Here's the latest pulse from the Bitcoin market that's got everyone talking: After enduring months of steady outflows that tested investor nerves, **U.S. spot Bitcoin ETFs** have suddenly flipped the script in a big way.
Since February 24, 2026, these funds have pulled in **more than $2 billion** in net inflows, according to tracking from sources like Bloomberg Intelligence and various market reports. That's a serious reversal—think of it as institutions stepping back into the ring after a prolonged timeout. BlackRock's IBIT and others like Fidelity have been leading the charge in recent sessions, with multi-hundred-million-dollar days becoming the new normal again.
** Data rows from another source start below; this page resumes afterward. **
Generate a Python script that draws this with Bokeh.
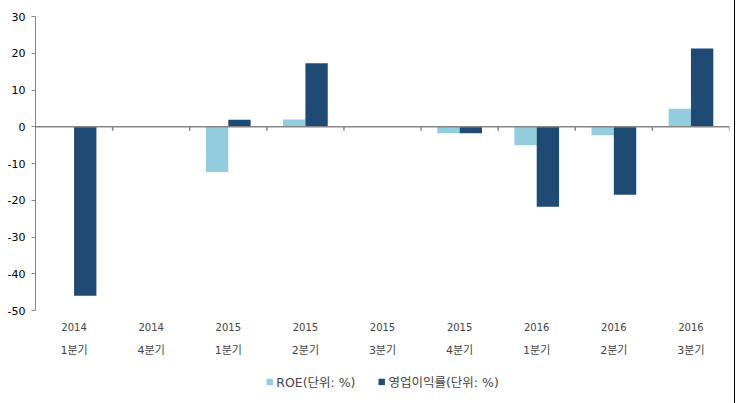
from bokeh.plotting import figure
from bokeh.layouts import column
from bokeh.models import (ColumnDataSource, FixedTicker, LinearAxis, Span, Legend,
                          LegendItem, Range1d)
from bokeh.embed import file_html
from bokeh.resources import INLINE

years = ["2014", "2014", "2015", "2015", "2015", "2015", "2016", "2016", "2016"]
quarters = ["1분기", "4분기", "1분기", "2분기", "3분기", "4분기", "1분기", "2분기", "3분기"]
roe = [0, 0, -12.3, 2.0, 0, -1.8, -5.0, -2.3, 4.9]
op_margin = [-46.0, 0, 1.9, 17.3, 0, -1.8, -21.8, -18.5, 21.3]
series_names = ["ROE(단위: %)", "영업이익률(단위: %)"]
y_ticks = [-50, -40, -30, -20, -10, 0, 10, 20, 30]

FONT = "DejaVu Sans, Noto Sans CJK KR"
GRAY = "#868686"
C_ROE = "#93CDDD"
C_OP = "#1F4A74"

n = len(years)
centers = [i + 0.5 for i in range(n)]
bw = 0.29
src = ColumnDataSource(dict(
    xr=[c - bw / 2 for c in centers],
    xo=[c + bw / 2 for c in centers],
    roe=roe, op=op_margin,
))

p = figure(width=734, height=359, output_backend="svg", toolbar_location=None,
           x_range=Range1d(0, n), y_range=Range1d(-50, 30),
           min_border_left=35, min_border_right=5, min_border_top=16, min_border_bottom=0)
p.xgrid.visible = False
p.ygrid.visible = False
p.outline_line_color = None
p.background_fill_color = "white"
p.border_fill_color = "white"

r1 = p.vbar(x="xr", top="roe", bottom=0, width=bw, source=src, fill_color=C_ROE, line_color=None)
r2 = p.vbar(x="xo", top="op", bottom=0, width=bw, source=src, fill_color=C_OP, line_color=None)

# zero line and category tick marks
p.add_layout(Span(location=0, dimension="width", line_color=GRAY, line_width=1.5))
bounds = list(range(1, n + 1))
tick_len = 4 / 3.7
p.segment(x0=bounds, x1=bounds, y0=[0] * len(bounds), y1=[-tick_len] * len(bounds),
          line_color=GRAY, line_width=1.5)

# y axis
ya = p.yaxis[0]
ya.ticker = FixedTicker(ticks=y_ticks)
ya.major_label_overrides = {t: str(t) for t in y_ticks}
ya.axis_line_color = GRAY
ya.major_tick_line_color = GRAY
ya.major_tick_in = 0
ya.major_tick_out = 4
ya.minor_tick_line_color = None
ya.major_label_text_font = FONT
ya.major_label_text_font_size = "11px"
ya.major_label_text_color = "black"
ya.major_label_standoff = 6

# x axes: years and quarters
xa = p.xaxis[0]
xa.ticker = FixedTicker(ticks=centers)
xa.major_label_overrides = {c: y for c, y in zip(centers, years)}
xa.axis_line_color = None
xa.major_tick_line_color = None
xa.minor_tick_line_color = None
xa.major_label_text_font = FONT
xa.major_label_text_font_size = "10px"
xa.major_label_standoff = 6

xq = LinearAxis(ticker=FixedTicker(ticks=centers),
                major_label_overrides={c: q for c, q in zip(centers, quarters)})
xq.axis_line_color = None
xq.major_tick_line_color = None
xq.minor_tick_line_color = None
xq.major_label_text_font = FONT
xq.major_label_text_font_size = "11px"
xq.major_label_standoff = 4
p.add_layout(xq, "below")

# legend strip (its glyphs reuse the data source, kept outside the visible range)
pl = figure(width=734, height=44, output_backend="svg", toolbar_location=None,
            x_range=Range1d(100, 101), y_range=Range1d(100, 101),
            min_border=0)
pl.axis.visible = False
pl.grid.visible = False
pl.outline_line_color = None
l1 = pl.vbar(x="xr", top="roe", width=bw, source=src, fill_color=C_ROE, line_color=None)
l2 = pl.vbar(x="xo", top="op", width=bw, source=src, fill_color=C_OP, line_color=None)
legend = Legend(items=[LegendItem(label=series_names[0], renderers=[l1]),
                       LegendItem(label=series_names[1], renderers=[l2])],
                orientation="horizontal", location="center",
                label_text_font=FONT, label_text_font_size="12.5px",
                glyph_width=8, glyph_height=8, spacing=22, label_standoff=3,
                border_line_color=None, background_fill_alpha=0, padding=0, margin=0)
pl.add_layout(legend, "center")

layout = column(p, pl, spacing=0)
layout.styles = {"outline": "1px solid black"}
open("out.html", "w").write(file_html(layout, INLINE))
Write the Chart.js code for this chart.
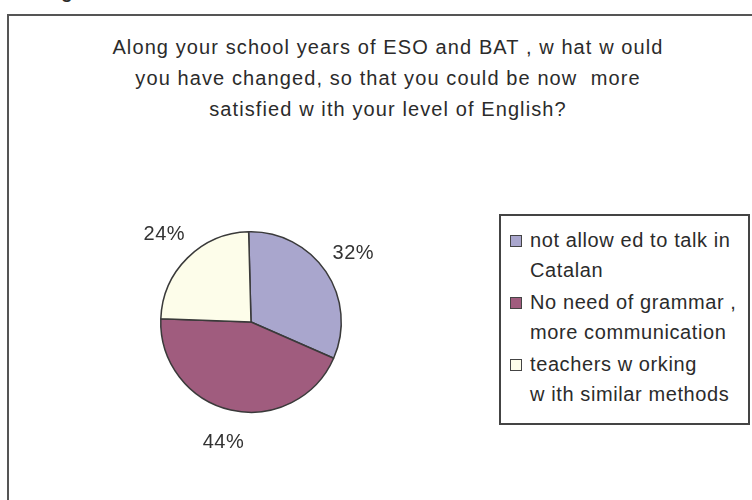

This influx comes right as Bitcoin has been consolidating around the $70K–$73K zone (recently touching higher before pulling back a bit), and it's fueling fresh optimism. A growing chorus of analysts is pointing to this as evidence that BTC could have carved out a **short-term price floor**. The heavy institutional buying through regulated ETFs is absorbing supply, countering earlier retail exits and post-halving dynamics, while on-chain signals show long-term holders staying put.
It's a classic shift: what looked like prolonged weakness might now be setting up for renewed momentum. Of course, crypto never moves in straight lines—volatility, macro factors, and geopolitics can always throw curveballs—but this ETF turnaround feels like a meaningful vote of confidence from the big players.